While many of the designs shared here have gone through several internal loops, including design reviews workshops, and team feedback, that’s only half the story. We’ve now started usability testing with real admins , especially for brand-new features that didn’t exist in the previous version. Because no matter how solid something looks on paper, the real validation comes from real users. And that’s why this project remains a living, evolving process, not something we just wrap and ship.

What we expect this work to unlock

While the new dashboard is still under development, everything we’ve learned so far, from research to early and internal testing, points to big impact.

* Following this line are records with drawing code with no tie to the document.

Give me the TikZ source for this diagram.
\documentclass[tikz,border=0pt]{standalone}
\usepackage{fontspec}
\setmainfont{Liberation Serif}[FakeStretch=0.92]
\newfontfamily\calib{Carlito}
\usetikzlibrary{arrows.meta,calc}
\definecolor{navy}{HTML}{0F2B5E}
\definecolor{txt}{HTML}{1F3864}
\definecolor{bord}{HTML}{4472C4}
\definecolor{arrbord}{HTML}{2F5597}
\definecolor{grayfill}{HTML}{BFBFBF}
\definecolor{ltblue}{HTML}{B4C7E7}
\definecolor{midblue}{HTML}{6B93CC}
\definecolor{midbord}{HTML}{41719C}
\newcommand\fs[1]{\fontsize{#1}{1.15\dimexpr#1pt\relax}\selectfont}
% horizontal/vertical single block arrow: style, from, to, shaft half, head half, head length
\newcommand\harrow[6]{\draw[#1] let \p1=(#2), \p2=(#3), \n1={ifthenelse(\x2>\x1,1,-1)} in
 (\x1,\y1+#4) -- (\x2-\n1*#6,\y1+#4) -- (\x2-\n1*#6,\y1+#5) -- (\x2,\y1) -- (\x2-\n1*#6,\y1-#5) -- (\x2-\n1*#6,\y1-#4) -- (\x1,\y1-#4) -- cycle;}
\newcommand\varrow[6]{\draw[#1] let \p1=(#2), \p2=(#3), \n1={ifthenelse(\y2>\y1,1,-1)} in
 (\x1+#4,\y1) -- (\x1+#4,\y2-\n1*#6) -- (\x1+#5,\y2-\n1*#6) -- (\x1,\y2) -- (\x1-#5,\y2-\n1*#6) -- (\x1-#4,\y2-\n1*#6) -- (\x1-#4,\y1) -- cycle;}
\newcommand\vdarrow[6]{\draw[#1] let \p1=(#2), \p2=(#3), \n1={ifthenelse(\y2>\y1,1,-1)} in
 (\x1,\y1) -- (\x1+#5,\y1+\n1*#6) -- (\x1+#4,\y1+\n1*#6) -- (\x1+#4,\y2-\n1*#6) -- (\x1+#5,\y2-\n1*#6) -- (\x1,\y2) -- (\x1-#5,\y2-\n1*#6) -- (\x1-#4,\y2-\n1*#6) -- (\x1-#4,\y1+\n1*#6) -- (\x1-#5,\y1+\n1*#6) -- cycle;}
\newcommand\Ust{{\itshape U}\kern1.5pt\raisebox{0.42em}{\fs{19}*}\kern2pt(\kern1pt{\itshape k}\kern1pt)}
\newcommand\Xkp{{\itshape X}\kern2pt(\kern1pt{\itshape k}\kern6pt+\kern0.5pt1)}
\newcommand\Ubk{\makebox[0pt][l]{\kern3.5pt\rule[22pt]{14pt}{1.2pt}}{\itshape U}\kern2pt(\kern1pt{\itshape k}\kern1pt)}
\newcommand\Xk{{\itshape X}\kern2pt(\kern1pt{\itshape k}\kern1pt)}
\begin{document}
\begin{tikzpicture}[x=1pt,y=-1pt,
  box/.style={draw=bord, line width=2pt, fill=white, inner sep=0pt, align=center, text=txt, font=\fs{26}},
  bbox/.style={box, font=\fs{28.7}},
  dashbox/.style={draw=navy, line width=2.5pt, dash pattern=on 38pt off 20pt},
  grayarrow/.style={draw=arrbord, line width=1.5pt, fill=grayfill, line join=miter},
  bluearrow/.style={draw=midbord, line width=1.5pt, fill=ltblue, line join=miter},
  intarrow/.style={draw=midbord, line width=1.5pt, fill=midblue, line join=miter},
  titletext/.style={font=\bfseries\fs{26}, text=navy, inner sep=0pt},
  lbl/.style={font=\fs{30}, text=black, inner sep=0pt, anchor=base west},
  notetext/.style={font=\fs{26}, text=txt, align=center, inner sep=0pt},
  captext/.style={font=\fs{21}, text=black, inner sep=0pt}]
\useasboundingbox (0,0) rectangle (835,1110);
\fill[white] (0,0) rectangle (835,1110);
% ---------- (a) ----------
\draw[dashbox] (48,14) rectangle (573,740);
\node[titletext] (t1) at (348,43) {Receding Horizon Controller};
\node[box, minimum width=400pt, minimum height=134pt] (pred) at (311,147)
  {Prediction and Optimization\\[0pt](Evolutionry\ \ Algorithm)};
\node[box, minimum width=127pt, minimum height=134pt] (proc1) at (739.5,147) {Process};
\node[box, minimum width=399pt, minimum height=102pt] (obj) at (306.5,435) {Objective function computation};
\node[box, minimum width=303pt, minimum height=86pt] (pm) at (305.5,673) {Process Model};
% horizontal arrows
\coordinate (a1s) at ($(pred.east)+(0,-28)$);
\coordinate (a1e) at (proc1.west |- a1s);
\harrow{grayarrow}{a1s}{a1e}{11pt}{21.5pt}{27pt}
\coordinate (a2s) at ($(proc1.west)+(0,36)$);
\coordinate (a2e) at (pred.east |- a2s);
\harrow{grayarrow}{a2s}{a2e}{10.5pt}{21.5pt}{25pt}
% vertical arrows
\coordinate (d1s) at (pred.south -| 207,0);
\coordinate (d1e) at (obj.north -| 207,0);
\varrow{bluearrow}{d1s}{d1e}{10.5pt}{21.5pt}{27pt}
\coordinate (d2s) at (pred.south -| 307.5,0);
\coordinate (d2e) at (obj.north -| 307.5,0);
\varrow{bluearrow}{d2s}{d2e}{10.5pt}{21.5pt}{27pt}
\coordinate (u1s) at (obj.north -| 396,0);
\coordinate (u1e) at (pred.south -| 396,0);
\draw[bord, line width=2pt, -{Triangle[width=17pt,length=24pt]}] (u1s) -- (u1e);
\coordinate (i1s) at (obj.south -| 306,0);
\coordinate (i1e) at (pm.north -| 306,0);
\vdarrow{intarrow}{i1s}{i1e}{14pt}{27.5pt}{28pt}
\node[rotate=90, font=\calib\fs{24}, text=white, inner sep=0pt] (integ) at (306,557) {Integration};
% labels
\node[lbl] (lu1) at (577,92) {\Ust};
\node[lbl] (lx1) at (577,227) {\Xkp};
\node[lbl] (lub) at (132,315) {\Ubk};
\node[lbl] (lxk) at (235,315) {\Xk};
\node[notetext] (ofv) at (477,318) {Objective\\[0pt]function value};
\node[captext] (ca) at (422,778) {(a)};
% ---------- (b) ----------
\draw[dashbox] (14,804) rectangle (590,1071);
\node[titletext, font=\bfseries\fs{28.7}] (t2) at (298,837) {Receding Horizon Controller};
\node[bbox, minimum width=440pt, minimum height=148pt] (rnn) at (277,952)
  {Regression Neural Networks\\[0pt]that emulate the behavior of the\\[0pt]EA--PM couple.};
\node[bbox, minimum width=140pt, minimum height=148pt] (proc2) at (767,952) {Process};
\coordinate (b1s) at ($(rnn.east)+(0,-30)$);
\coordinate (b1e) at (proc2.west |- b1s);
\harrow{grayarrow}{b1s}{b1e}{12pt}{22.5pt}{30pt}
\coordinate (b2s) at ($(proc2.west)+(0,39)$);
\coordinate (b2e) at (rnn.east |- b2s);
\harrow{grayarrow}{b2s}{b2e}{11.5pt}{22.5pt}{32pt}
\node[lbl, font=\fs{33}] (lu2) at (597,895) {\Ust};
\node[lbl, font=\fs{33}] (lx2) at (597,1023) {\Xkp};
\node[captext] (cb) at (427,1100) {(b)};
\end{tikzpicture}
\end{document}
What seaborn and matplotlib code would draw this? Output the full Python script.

Here are some projected impacts:

📈 Unlocks new customer groups through tailored, persona-specific dashboards
🧩 Supports sales with sharper, more customized solutions for each admin type
⏱️ Reduces admin task time and improves operational efficiency
🤝 Decreases reliance on customer support by enabling autonomous workflows
😀 Boosts user satisfaction with cleaner, more intuitive interfaces
🚀 Strengthens ChargeX’s position in a competitive EV market through scalable design

👀
Take a look at behind the scenes!

Building not just screens, but a system for the future

While working on the ChargeX admin dashboards, I wasn't just focused on making things look good for today. Behind the scenes, I spent time building a scalable design system, setting up smart components, variants, and clear foundations that could grow with ChargeX's future needs.
This approach made it way easier to maintain consistency across the dashboards, reduced chances of errors, and gave developers a much cleaner handoff for faster implementation.